Source data
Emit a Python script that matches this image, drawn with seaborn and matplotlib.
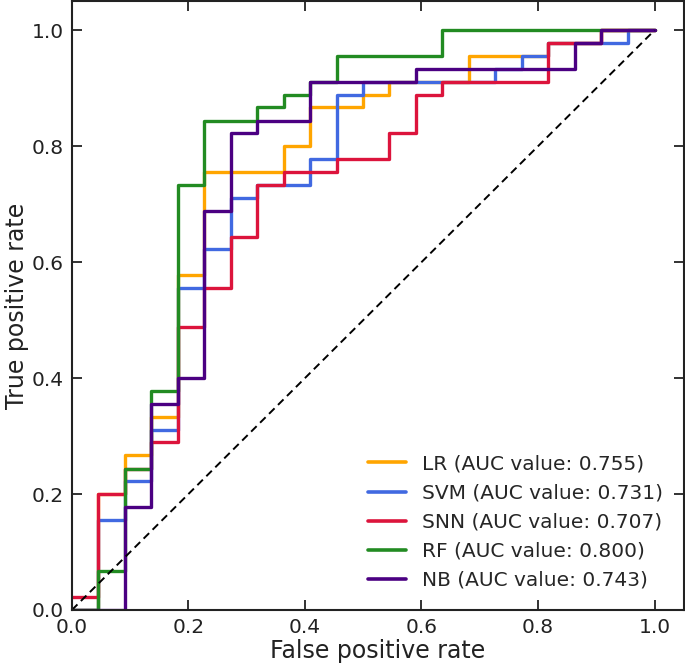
import pandas as pd
import numpy as np
import seaborn as sns
import matplotlib.pyplot as plt

# ROC curve corner points (fpr, tpr) for each model
lr_fpr = [0, 0.045, 0.091, 0.136, 0.182, 0.227, 0.364, 0.409, 0.5, 0.545, 0.682, 0.818, 0.909, 1.0]
lr_tpr = [0, 0.2, 0.267, 0.333, 0.578, 0.756, 0.8, 0.867, 0.889, 0.911, 0.956, 0.978, 1.0, 1.0]

svm_fpr = [0, 0.045, 0.091, 0.136, 0.182, 0.227, 0.273, 0.318, 0.409, 0.455, 0.5, 0.727, 0.773, 0.818, 0.955, 1.0]
svm_tpr = [0, 0.156, 0.222, 0.311, 0.556, 0.622, 0.711, 0.733, 0.778, 0.889, 0.911, 0.933, 0.956, 0.978, 1.0, 1.0]

snn_fpr = [0, 0.045, 0.091, 0.136, 0.182, 0.227, 0.273, 0.318, 0.364, 0.455, 0.545, 0.591, 0.636, 0.818, 0.909, 1.0]
snn_tpr = [0.022, 0.2, 0.244, 0.289, 0.489, 0.556, 0.644, 0.733, 0.756, 0.778, 0.822, 0.889, 0.911, 0.978, 1.0, 1.0]

rf_fpr = [0, 0.045, 0.091, 0.136, 0.182, 0.227, 0.318, 0.364, 0.409, 0.455, 0.636, 1.0]
rf_tpr = [0, 0.067, 0.244, 0.378, 0.733, 0.844, 0.867, 0.889, 0.911, 0.956, 1.0, 1.0]

nb_fpr = [0, 0.091, 0.136, 0.182, 0.227, 0.273, 0.318, 0.409, 0.591, 0.864, 0.909, 1.0]
nb_tpr = [0, 0.178, 0.356, 0.4, 0.689, 0.822, 0.844, 0.911, 0.933, 0.978, 1.0, 1.0]

modelos = ['LR', 'SVM', 'SNN', 'RF', 'NB']
auc = [0.755, 0.731, 0.707, 0.800, 0.743]
cores = ['orange', 'royalblue', 'crimson', 'forestgreen', 'indigo']
curvas = [(lr_fpr, lr_tpr), (svm_fpr, svm_tpr), (snn_fpr, snn_tpr), (rf_fpr, rf_tpr), (nb_fpr, nb_tpr)]

# montar tabela longa
linhas = []
for nome, a, (fx, ty) in zip(modelos, auc, curvas):
    rotulo = f'{nome} (AUC value: {a:.3f})'
    for x, y in zip(fx, ty):
        linhas.append({'fpr': x, 'tpr': y, 'modelo': rotulo})
df = pd.DataFrame(linhas)
rotulos = list(df['modelo'].unique())

sns.set_theme(style="ticks")
plt.rcParams['font.family'] = ['DejaVu Sans']

fig = plt.figure(figsize=(6.85, 6.71), dpi=100)
ax = fig.add_axes([0.105, 0.091, 0.893, 0.907])

sns.lineplot(data=df, x='fpr', y='tpr', hue='modelo', hue_order=rotulos,
             palette=dict(zip(rotulos, cores)), estimator=None, sort=False,
             drawstyle='steps-post', linewidth=2.4, ax=ax)

# linha de referência (classificador aleatório)
ax.plot([0, 1], [0, 1], color='black', linestyle='--', linewidth=1.4, dashes=(4, 2.5))

ax.set_xlim(0, 1.05)
ax.set_ylim(0, 1.05)
ax.set_xticks(np.arange(0, 1.01, 0.2))
ax.set_yticks(np.arange(0, 1.01, 0.2))
ax.tick_params(direction='in', length=7.5, width=1.3, labelsize=14.5, colors='#222222',
               top=True, right=True, pad=6)
for s in ax.spines.values():
    s.set_linewidth(1.5)
    s.set_color('#222222')

ax.set_xlabel('False positive rate', fontsize=17, color='#222222', labelpad=1)
ax.set_ylabel('True positive rate', fontsize=17, color='#222222', labelpad=2)

leg = ax.legend(loc='lower right', frameon=False, fontsize=14.5, handlelength=1.9,
                labelspacing=0.5, borderaxespad=0.6)
for l in leg.get_lines():
    l.set_linewidth(2.6)

plt.savefig('out.png', dpi=100)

Exercise
Copy the whole listing above word for word but do not carry over the pictures.

Output
Emit a Python script that matches this image, drawn with seaborn and matplotlib.
import pandas as pd
import numpy as np
import seaborn as sns
import matplotlib.pyplot as plt

# ROC curve corner points (fpr, tpr) for each model
lr_fpr = [0, 0.045, 0.091, 0.136, 0.182, 0.227, 0.364, 0.409, 0.5, 0.545, 0.682, 0.818, 0.909, 1.0]
lr_tpr = [0, 0.2, 0.267, 0.333, 0.578, 0.756, 0.8, 0.867, 0.889, 0.911, 0.956, 0.978, 1.0, 1.0]

svm_fpr = [0, 0.045, 0.091, 0.136, 0.182, 0.227, 0.273, 0.318, 0.409, 0.455, 0.5, 0.727, 0.773, 0.818, 0.955, 1.0]
svm_tpr = [0, 0.156, 0.222, 0.311, 0.556, 0.622, 0.711, 0.733, 0.778, 0.889, 0.911, 0.933, 0.956, 0.978, 1.0, 1.0]

snn_fpr = [0, 0.045, 0.091, 0.136, 0.182, 0.227, 0.273, 0.318, 0.364, 0.455, 0.545, 0.591, 0.636, 0.818, 0.909, 1.0]
snn_tpr = [0.022, 0.2, 0.244, 0.289, 0.489, 0.556, 0.644, 0.733, 0.756, 0.778, 0.822, 0.889, 0.911, 0.978, 1.0, 1.0]

rf_fpr = [0, 0.045, 0.091, 0.136, 0.182, 0.227, 0.318, 0.364, 0.409, 0.455, 0.636, 1.0]
rf_tpr = [0, 0.067, 0.244, 0.378, 0.733, 0.844, 0.867, 0.889, 0.911, 0.956, 1.0, 1.0]

nb_fpr = [0, 0.091, 0.136, 0.182, 0.227, 0.273, 0.318, 0.409, 0.591, 0.864, 0.909, 1.0]
nb_tpr = [0, 0.178, 0.356, 0.4, 0.689, 0.822, 0.844, 0.911, 0.933, 0.978, 1.0, 1.0]

modelos = ['LR', 'SVM', 'SNN', 'RF', 'NB']
auc = [0.755, 0.731, 0.707, 0.800, 0.743]
cores = ['orange', 'royalblue', 'crimson', 'forestgreen', 'indigo']
curvas = [(lr_fpr, lr_tpr), (svm_fpr, svm_tpr), (snn_fpr, snn_tpr), (rf_fpr, rf_tpr), (nb_fpr, nb_tpr)]

# montar tabela longa
linhas = []
for nome, a, (fx, ty) in zip(modelos, auc, curvas):
    rotulo = f'{nome} (AUC value: {a:.3f})'
    for x, y in zip(fx, ty):
        linhas.append({'fpr': x, 'tpr': y, 'modelo': rotulo})
df = pd.DataFrame(linhas)
rotulos = list(df['modelo'].unique())

sns.set_theme(style="ticks")
plt.rcParams['font.family'] = ['DejaVu Sans']

fig = plt.figure(figsize=(6.85, 6.71), dpi=100)
ax = fig.add_axes([0.105, 0.091, 0.893, 0.907])

sns.lineplot(data=df, x='fpr', y='tpr', hue='modelo', hue_order=rotulos,
             palette=dict(zip(rotulos, cores)), estimator=None, sort=False,
             drawstyle='steps-post', linewidth=2.4, ax=ax)

# linha de referência (classificador aleatório)
ax.plot([0, 1], [0, 1], color='black', linestyle='--', linewidth=1.4, dashes=(4, 2.5))

ax.set_xlim(0, 1.05)
ax.set_ylim(0, 1.05)
ax.set_xticks(np.arange(0, 1.01, 0.2))
ax.set_yticks(np.arange(0, 1.01, 0.2))
ax.tick_params(direction='in', length=7.5, width=1.3, labelsize=14.5, colors='#222222',
               top=True, right=True, pad=6)
for s in ax.spines.values():
    s.set_linewidth(1.5)
    s.set_color('#222222')

ax.set_xlabel('False positive rate', fontsize=17, color='#222222', labelpad=1)
ax.set_ylabel('True positive rate', fontsize=17, color='#222222', labelpad=2)

leg = ax.legend(loc='lower right', frameon=False, fontsize=14.5, handlelength=1.9,
                labelspacing=0.5, borderaxespad=0.6)
for l in leg.get_lines():
    l.set_linewidth(2.6)

plt.savefig('out.png', dpi=100)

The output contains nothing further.